„Modern, sportlich und dennoch zeitlos.“ Mit diesen Worten bewirbt Kia sein aktuelles Elektroauto-Flaggschiff, den Kia EV6. Neu vorgestellt wurde das Fahrzeug schon vor knapp einem Jahr, jetzt hatten wir die Möglichkeit, das E-Auto eine Woche lang auf die Probe zu stellen. Und zwar in der Ausstattungsvariante mit GT Line Paket, das in der von uns getesteten Variante unter anderem Allradantrieb und 77,4 kWh große Batterie beinhaltet. In der Basisausstattung steht dieses Modell mit 239 kW (325 PS) und einem Drehmoment von 605 Nm für knapp 59.000 Euro beim Händler. Das mag dem einen oder anderen viel erscheinen. Zur Wahrheit gehört aber auch, dass man mit dem EV6 richtig viel E-Auto vor die Haustür gestellt bekommt. Mehr als so manch ein Interessent vielleicht erwartet.

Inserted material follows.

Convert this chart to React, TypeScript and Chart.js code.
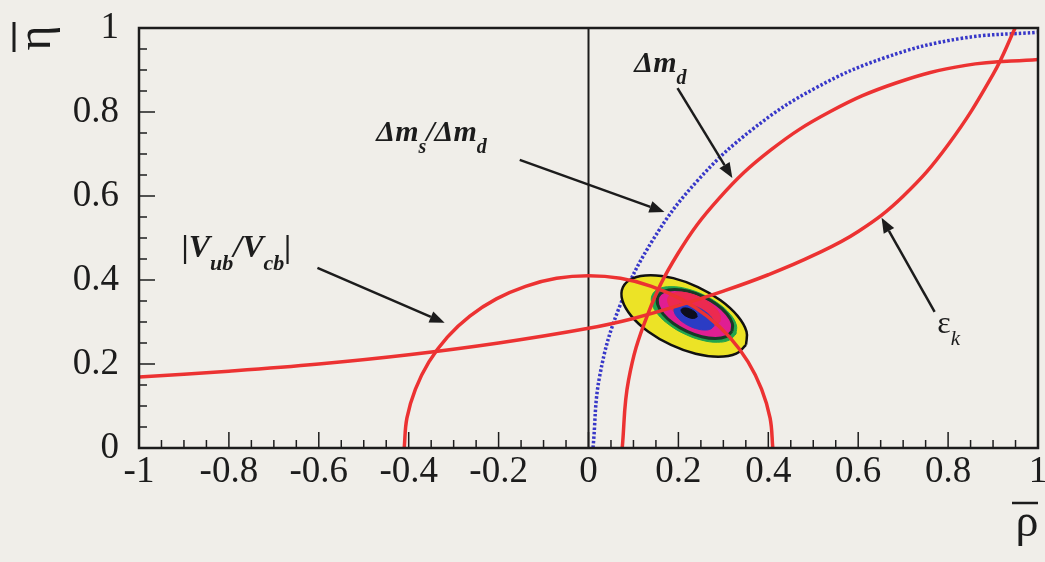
import React, { useEffect, useRef } from "react";
import { Chart, registerables } from "chart.js";
Chart.register(...registerables);

// ---------- axis ticks ----------
const xTickValues = [-1, -0.8, -0.6, -0.4, -0.2, 0, 0.2, 0.4, 0.6, 0.8, 1];
const xTickLabels = ["-1", "-0.8", "-0.6", "-0.4", "-0.2", "0", "0.2", "0.4", "0.6", "0.8", "1"];
const yTickValues = [0, 0.2, 0.4, 0.6, 0.8, 1];
const yTickLabels = ["0", "0.2", "0.4", "0.6", "0.8", "1"];

// ---------- |Vub/Vcb| circle ----------
const vubRho = [-0.41, -0.404, -0.385, -0.355, -0.314, -0.264, -0.205, -0.14, -0.071, 0, 0.071, 0.14, 0.205, 0.264, 0.314, 0.355, 0.385, 0.404, 0.41];
const vubEta = [0, 0.071, 0.14, 0.205, 0.264, 0.314, 0.355, 0.385, 0.404, 0.41, 0.404, 0.385, 0.355, 0.314, 0.264, 0.205, 0.14, 0.071, 0];

// ---------- Delta m_d circle ----------
const dmdRho = [0.075, 0.089, 0.131, 0.199, 0.291, 0.405, 0.538, 0.684, 0.839, 1.0];
const dmdEta = [0, 0.161, 0.316, 0.463, 0.595, 0.709, 0.801, 0.869, 0.911, 0.925];

// ---------- Delta m_s / Delta m_d circle (dotted) ----------
const dmsRho = [0.01, 0.025, 0.07, 0.143, 0.242, 0.364, 0.505, 0.661, 0.828, 1.0];
const dmsEta = [0, 0.172, 0.339, 0.495, 0.636, 0.758, 0.857, 0.93, 0.975, 0.99];

// ---------- epsilon_K hyperbola ----------
const epsRho = [-1, -0.8, -0.6, -0.4, -0.2, 0, 0.1, 0.2, 0.3, 0.4, 0.5, 0.6, 0.7, 0.8, 0.9, 0.95];
const epsEta = [0.169, 0.183, 0.2, 0.222, 0.25, 0.285, 0.3085, 0.339, 0.3735, 0.4125, 0.4585, 0.5155, 0.5995, 0.722, 0.8895, 1.002];

// ---------- fit contours (outer to inner) ----------
const c1Rho = [0.3505, 0.3286, 0.2892, 0.2383, 0.1835, 0.1333, 0.0954, 0.0754, 0.0765, 0.0984, 0.1378, 0.1887, 0.2435, 0.2937, 0.3316, 0.3516, 0.3505];
const c1Eta = [0.2457, 0.2245, 0.217, 0.2242, 0.2453, 0.2768, 0.314, 0.3513, 0.3829, 0.4041, 0.4116, 0.4044, 0.3833, 0.3518, 0.3146, 0.2773, 0.2457];
const c2Rho = [0.3282, 0.3133, 0.2865, 0.2519, 0.2146, 0.1805, 0.1547, 0.1411, 0.1418, 0.1567, 0.1835, 0.2181, 0.2554, 0.2895, 0.3153, 0.3289, 0.3282];
const c2Eta = [0.2714, 0.2569, 0.2518, 0.2567, 0.2711, 0.2925, 0.3178, 0.3432, 0.3646, 0.3791, 0.3842, 0.3793, 0.3649, 0.3435, 0.3182, 0.2928, 0.2714];
const c3Rho = [0.3192, 0.3061, 0.2824, 0.2519, 0.219, 0.1889, 0.1661, 0.1541, 0.1548, 0.1679, 0.1916, 0.2221, 0.255, 0.2851, 0.3079, 0.3199, 0.3192];
const c3Eta = [0.2778, 0.2651, 0.2606, 0.2649, 0.2776, 0.2965, 0.3188, 0.3412, 0.3602, 0.3729, 0.3774, 0.3731, 0.3604, 0.3415, 0.3192, 0.2968, 0.2778];
const cRRho = [0.2925, 0.2833, 0.2668, 0.2454, 0.2224, 0.2013, 0.1854, 0.177, 0.1775, 0.1867, 0.2032, 0.2246, 0.2476, 0.2687, 0.2846, 0.293, 0.2925];
const cREta = [0.3012, 0.2923, 0.2891, 0.2922, 0.301, 0.3142, 0.3299, 0.3455, 0.3588, 0.3677, 0.3709, 0.3678, 0.359, 0.3458, 0.3301, 0.3145, 0.3012];
const c4Rho = [0.2788, 0.2718, 0.2592, 0.2429, 0.2254, 0.2093, 0.1972, 0.1908, 0.1912, 0.1982, 0.2108, 0.2271, 0.2446, 0.2607, 0.2728, 0.2792, 0.2788];
const c4Eta = [0.29, 0.2833, 0.2809, 0.2832, 0.2899, 0.3, 0.3119, 0.3238, 0.334, 0.3407, 0.3431, 0.3408, 0.3341, 0.324, 0.3121, 0.3002, 0.29];
const c5Rho = [0.2418, 0.2338, 0.2201, 0.2086, 0.2062, 0.2142, 0.2279, 0.2394, 0.2418];
const c5Eta = [0.3121, 0.3084, 0.312, 0.321, 0.3299, 0.3336, 0.33, 0.321, 0.3121];

// ---------- vertical line at rho = 0 ----------
const axisRho = [0, 0];
const axisEta = [0, 1];

// ---------- annotations ----------
const arrowFrom = [[-0.603, 0.429], [-0.153, 0.686], [0.198, 0.857], [0.77, 0.324]];
const arrowTo = [[-0.32, 0.298], [0.169, 0.562], [0.32, 0.643], [0.652, 0.548]];

type Piece = [string, boolean];
const vubLabel: Piece[] = [["|V", false], ["ub", true], ["/V", false], ["cb", true], ["|", false]];
const dmsLabel: Piece[] = [["Δm", false], ["s", true], ["/Δm", false], ["d", true]];
const dmdLabel: Piece[] = [["Δm", false], ["d", true]];
const epsLabel: Piece[] = [["ε", false], ["k", true]];
const labelPos = [[-0.905, 0.455], [-0.472, 0.731], [0.102, 0.895], [0.776, 0.274]];
const labels = [vubLabel, dmsLabel, dmdLabel, epsLabel];

const BG = "#f0eee9";
const INK = "#1c1c1c";
const RED = "rgb(236,50,50)";
const SERIF = '"Liberation Serif", "DejaVu Serif", serif';

function pts(r: number[], e: number[]) {
  return r.map((x, i) => ({ x, y: e[i] }));
}

function drawRich(ctx: CanvasRenderingContext2D, x: number, y: number, pieces: Piece[], main: string, sub: string, dy: number) {
  let cx = x;
  ctx.textAlign = "left";
  ctx.textBaseline = "alphabetic";
  for (const [t, isSub] of pieces) {
    ctx.font = isSub ? sub : main;
    ctx.fillText(t, cx, isSub ? y + dy : y);
    cx += ctx.measureText(t).width;
  }
}

const deco = {
  id: "deco",
  beforeDraw(chart: any) {
    const ctx = chart.ctx;
    ctx.save();
    ctx.fillStyle = BG;
    ctx.fillRect(0, 0, chart.width, chart.height);
    ctx.restore();
  },
  afterDatasetsDraw(chart: any) {
    const ctx = chart.ctx;
    const { left, right, top, bottom } = chart.chartArea;
    const xs = chart.scales.x;
    const ys = chart.scales.y;
    ctx.save();
    ctx.strokeStyle = INK;
    ctx.lineWidth = 1.5;
    for (let i = 0; i <= 40; i++) {
      const px = xs.getPixelForValue(-1 + i * 0.05);
      const len = i % 4 === 0 ? 16 : 8;
      ctx.beginPath();
      ctx.moveTo(px, bottom);
      ctx.lineTo(px, bottom - len);
      ctx.stroke();
    }
    for (let i = 0; i <= 20; i++) {
      const py = ys.getPixelForValue(i * 0.05);
      const len = i % 4 === 0 ? 16 : 8;
      ctx.beginPath();
      ctx.moveTo(left, py);
      ctx.lineTo(left + len, py);
      ctx.stroke();
    }
    ctx.lineWidth = 2.5;
    ctx.strokeRect(left, top, right - left, bottom - top);
    ctx.restore();
  },
  afterDraw(chart: any) {
    const ctx = chart.ctx;
    const xs = chart.scales.x;
    const ys = chart.scales.y;
    ctx.save();
    // arrows
    ctx.strokeStyle = INK;
    ctx.fillStyle = INK;
    ctx.lineWidth = 2.5;
    for (let i = 0; i < arrowFrom.length; i++) {
      const x0 = xs.getPixelForValue(arrowFrom[i][0]);
      const y0 = ys.getPixelForValue(arrowFrom[i][1]);
      const x1 = xs.getPixelForValue(arrowTo[i][0]);
      const y1 = ys.getPixelForValue(arrowTo[i][1]);
      const a = Math.atan2(y1 - y0, x1 - x0);
      const hl = 15, hw = 6;
      const bx = x1 - hl * Math.cos(a), by = y1 - hl * Math.sin(a);
      ctx.beginPath();
      ctx.moveTo(x0, y0);
      ctx.lineTo(bx, by);
      ctx.stroke();
      ctx.beginPath();
      ctx.moveTo(x1, y1);
      ctx.lineTo(bx + hw * Math.sin(a), by - hw * Math.cos(a));
      ctx.lineTo(bx - hw * Math.sin(a), by + hw * Math.cos(a));
      ctx.closePath();
      ctx.fill();
    }
    // labels
    for (let i = 0; i < labels.length; i++) {
      const x = xs.getPixelForValue(labelPos[i][0]);
      const y = ys.getPixelForValue(labelPos[i][1]);
      if (i === 3) {
        drawRich(ctx, x, y, labels[i], `32px ${SERIF}`, `italic 21px ${SERIF}`, 12);
      } else if (i === 0) {
        drawRich(ctx, x, y, labels[i], `italic bold 32px ${SERIF}`, `italic bold 22px ${SERIF}`, 13);
      } else {
        drawRich(ctx, x, y, labels[i], `italic bold 30px ${SERIF}`, `italic bold 20px ${SERIF}`, 12);
      }
    }
    // axis titles
    ctx.font = `48px ${SERIF}`;
    ctx.textAlign = "center";
    ctx.textBaseline = "alphabetic";
    ctx.save();
    ctx.translate(50, 38);
    ctx.rotate(-Math.PI / 2);
    ctx.fillText("η", 0, 0);
    ctx.restore();
    ctx.lineWidth = 3;
    ctx.beginPath();
    ctx.moveTo(14, 22);
    ctx.lineTo(14, 52);
    ctx.stroke();
    ctx.font = `46px ${SERIF}`;
    ctx.fillText("ρ", 1027, 536);
    ctx.lineWidth = 2.5;
    ctx.beginPath();
    ctx.moveTo(1012, 503);
    ctx.lineTo(1038, 503);
    ctx.stroke();
    ctx.restore();
  },
};

export default function App() {
  const ref = useRef<HTMLCanvasElement | null>(null);
  useEffect(() => {
    document.body.style.margin = "0";
    document.body.style.background = BG;
    const canvas = ref.current!;
    const mk = (label: string, r: number[], e: number[], extra: any) => ({
      label,
      data: pts(r, e),
      showLine: true,
      pointRadius: 0,
      pointHoverRadius: 0,
      tension: 0.4,
      fill: false,
      ...extra,
    });
    const chart = new Chart(canvas, {
      type: "scatter",
      data: {
        datasets: [
          mk("eps", epsRho, epsEta, { borderColor: RED, borderWidth: 3.5, order: 1 }),
          mk("dmd", dmdRho, dmdEta, { borderColor: RED, borderWidth: 3.5, order: 1 }),
          mk("vub", vubRho, vubEta, { borderColor: RED, borderWidth: 3.5, order: 1 }),
          mk("axis", axisRho, axisEta, { borderColor: INK, borderWidth: 2, tension: 0, order: 5 }),
          mk("c5", c5Rho, c5Eta, { borderColor: "#0d0d1e", backgroundColor: "#0d0d1e", borderWidth: 1, fill: "shape", order: 11 }),
          mk("c4", c4Rho, c4Eta, { borderColor: "#2b3cc4", backgroundColor: "#2b3cc4", borderWidth: 1, fill: "shape", order: 12 }),
          mk("cR", cRRho, cREta, { borderColor: "#ec2a50", backgroundColor: "#ec2a50", borderWidth: 1, fill: "shape", order: 12.5 }),
          mk("c3", c3Rho, c3Eta, { borderColor: "#183a26", backgroundColor: "#e01e92", borderWidth: 3, fill: "shape", order: 13 }),
          mk("c2", c2Rho, c2Eta, { borderColor: "#22a54c", backgroundColor: "#22a54c", borderWidth: 1, fill: "shape", order: 14 }),
          mk("c1", c1Rho, c1Eta, { borderColor: "#111111", backgroundColor: "#ece326", borderWidth: 2.5, fill: "shape", order: 15 }),
          mk("dms", dmsRho, dmsEta, { borderColor: "rgb(55,55,200)", borderWidth: 3.5, borderDash: [2.5, 2], order: 20 }),
        ],
      },
      options: {
        animation: false,
        responsive: false,
        devicePixelRatio: 1,
        layout: { autoPadding: false, padding: { top: 28, right: 7, left: 0, bottom: 0 } },
        plugins: { legend: { display: false }, tooltip: { enabled: false } },
        events: [],
        scales: {
          x: {
            type: "linear",
            min: -1,
            max: 1,
            border: { display: false },
            grid: { display: false, drawTicks: false },
            ticks: {
              stepSize: 0.2,
              autoSkip: false,
              maxRotation: 0,
              padding: 2,
              color: INK,
              font: { family: SERIF, size: 37 },
              callback: (v: any) => {
                const i = xTickValues.findIndex((t) => Math.abs(t - v) < 1e-6);
                return i >= 0 ? xTickLabels[i] : "";
              },
            },
            afterFit: (s: any) => {
              s.height = 114;
              s.paddingLeft = 0;
              s.paddingRight = 0;
              s.paddingTop = 0;
              s.paddingBottom = 0;
            },
          },
          y: {
            type: "linear",
            min: 0,
            max: 1,
            border: { display: false },
            grid: { display: false, drawTicks: false },
            ticks: {
              stepSize: 0.2,
              autoSkip: false,
              padding: 20,
              color: INK,
              font: { family: SERIF, size: 37 },
              callback: (v: any) => {
                const i = yTickValues.findIndex((t) => Math.abs(t - v) < 1e-6);
                return i >= 0 ? yTickLabels[i] : "";
              },
            },
            afterFit: (s: any) => {
              s.width = 139;
              s.paddingLeft = 0;
              s.paddingRight = 0;
              s.paddingTop = 0;
              s.paddingBottom = 0;
            },
          },
        },
      },
      plugins: [deco],
    } as any);
    return () => chart.destroy();
  }, []);
  return (
    <div style={{ width: 1045, height: 562, position: "relative" }}>
      <canvas ref={ref} width={1045} height={562} style={{ display: "block" }} />
    </div>
  );
}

Großes Raumgefühl im Innenraum des Kia EV6
Wir nehmen Platz und fühlen uns sofort wohl. Denn beengt geht es im Innenraum des Kia EV6 wahrlich nicht zu. Dazu trägt auch der lange Radstand von 2,90 Metern bei. Mehr noch: Technologisch fortschrittlich präsentiert sich das Elektroauto des südkoreanischen Herstellers – auch hinsichtlich der Bedienung. Denn neben einem Display hinter dem Lenkrad ist auch das Infotainment-System (fast) vollständig über einen 12,3 Zoll großen Touchscreen digitalisiert. Druck- und Drehknöpfe gibt es kaum noch. Die Lautstärke des Radios lässt sich erfreulicherweise aber nicht nur über das Multifunktionslenkrad regeln, sondern auch über einen kleinen Drehknopf unter dem Touchscreen.

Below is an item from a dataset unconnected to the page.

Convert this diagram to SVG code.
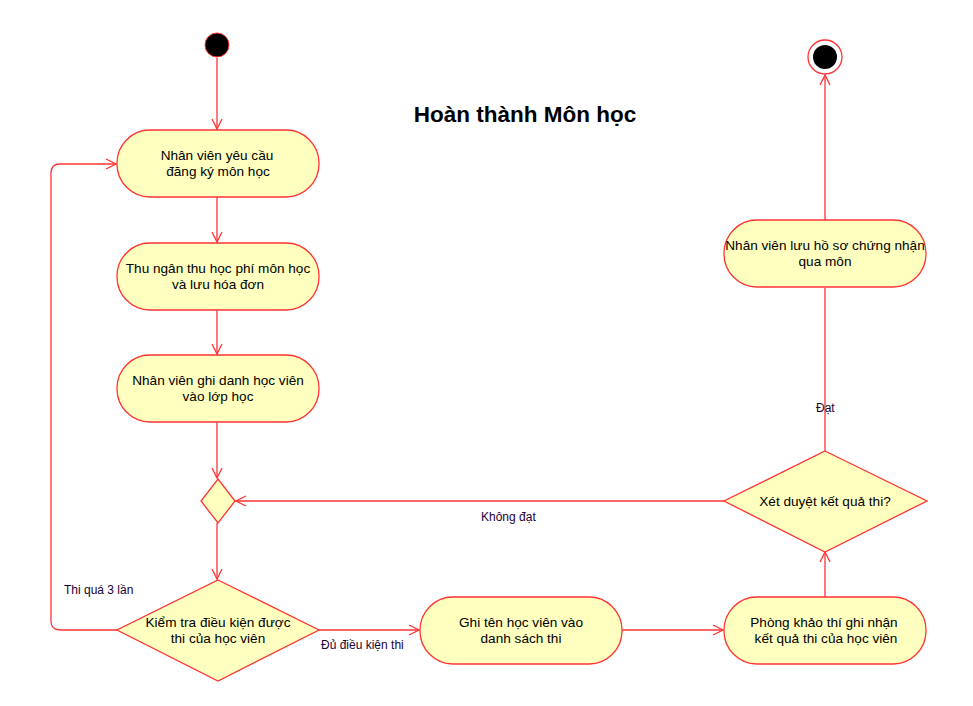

Während die digitalisierte Anzeige hinter dem Lenkrad alle wichtigen Informationen wie Geschwindigkeit, Reichweite, zulässige Höchstgeschwindigkeit und andere für den Fahrer wichtigen Daten anzeigt, dient das Infotainment-Display als Navigationssystem und DAB-Radio. Auch die Klimatisierung lässt sich hier den persönlichen Wünschen entsprechend einstellen. Eine 2-Zonen-Klimaautomatik ist grundsätzlich Teil der Serienausstattung des Kia EV6. Etwas überraschend: Apple CarPlay und Android Auto stehen nur über den USB-Anschluss zur Verfügung. In der Preisklasse, in der Kia mit dem EV6 für Aufsehen sorgen möchte, wäre die kabellose Variante deutlich ansprechender gewesen.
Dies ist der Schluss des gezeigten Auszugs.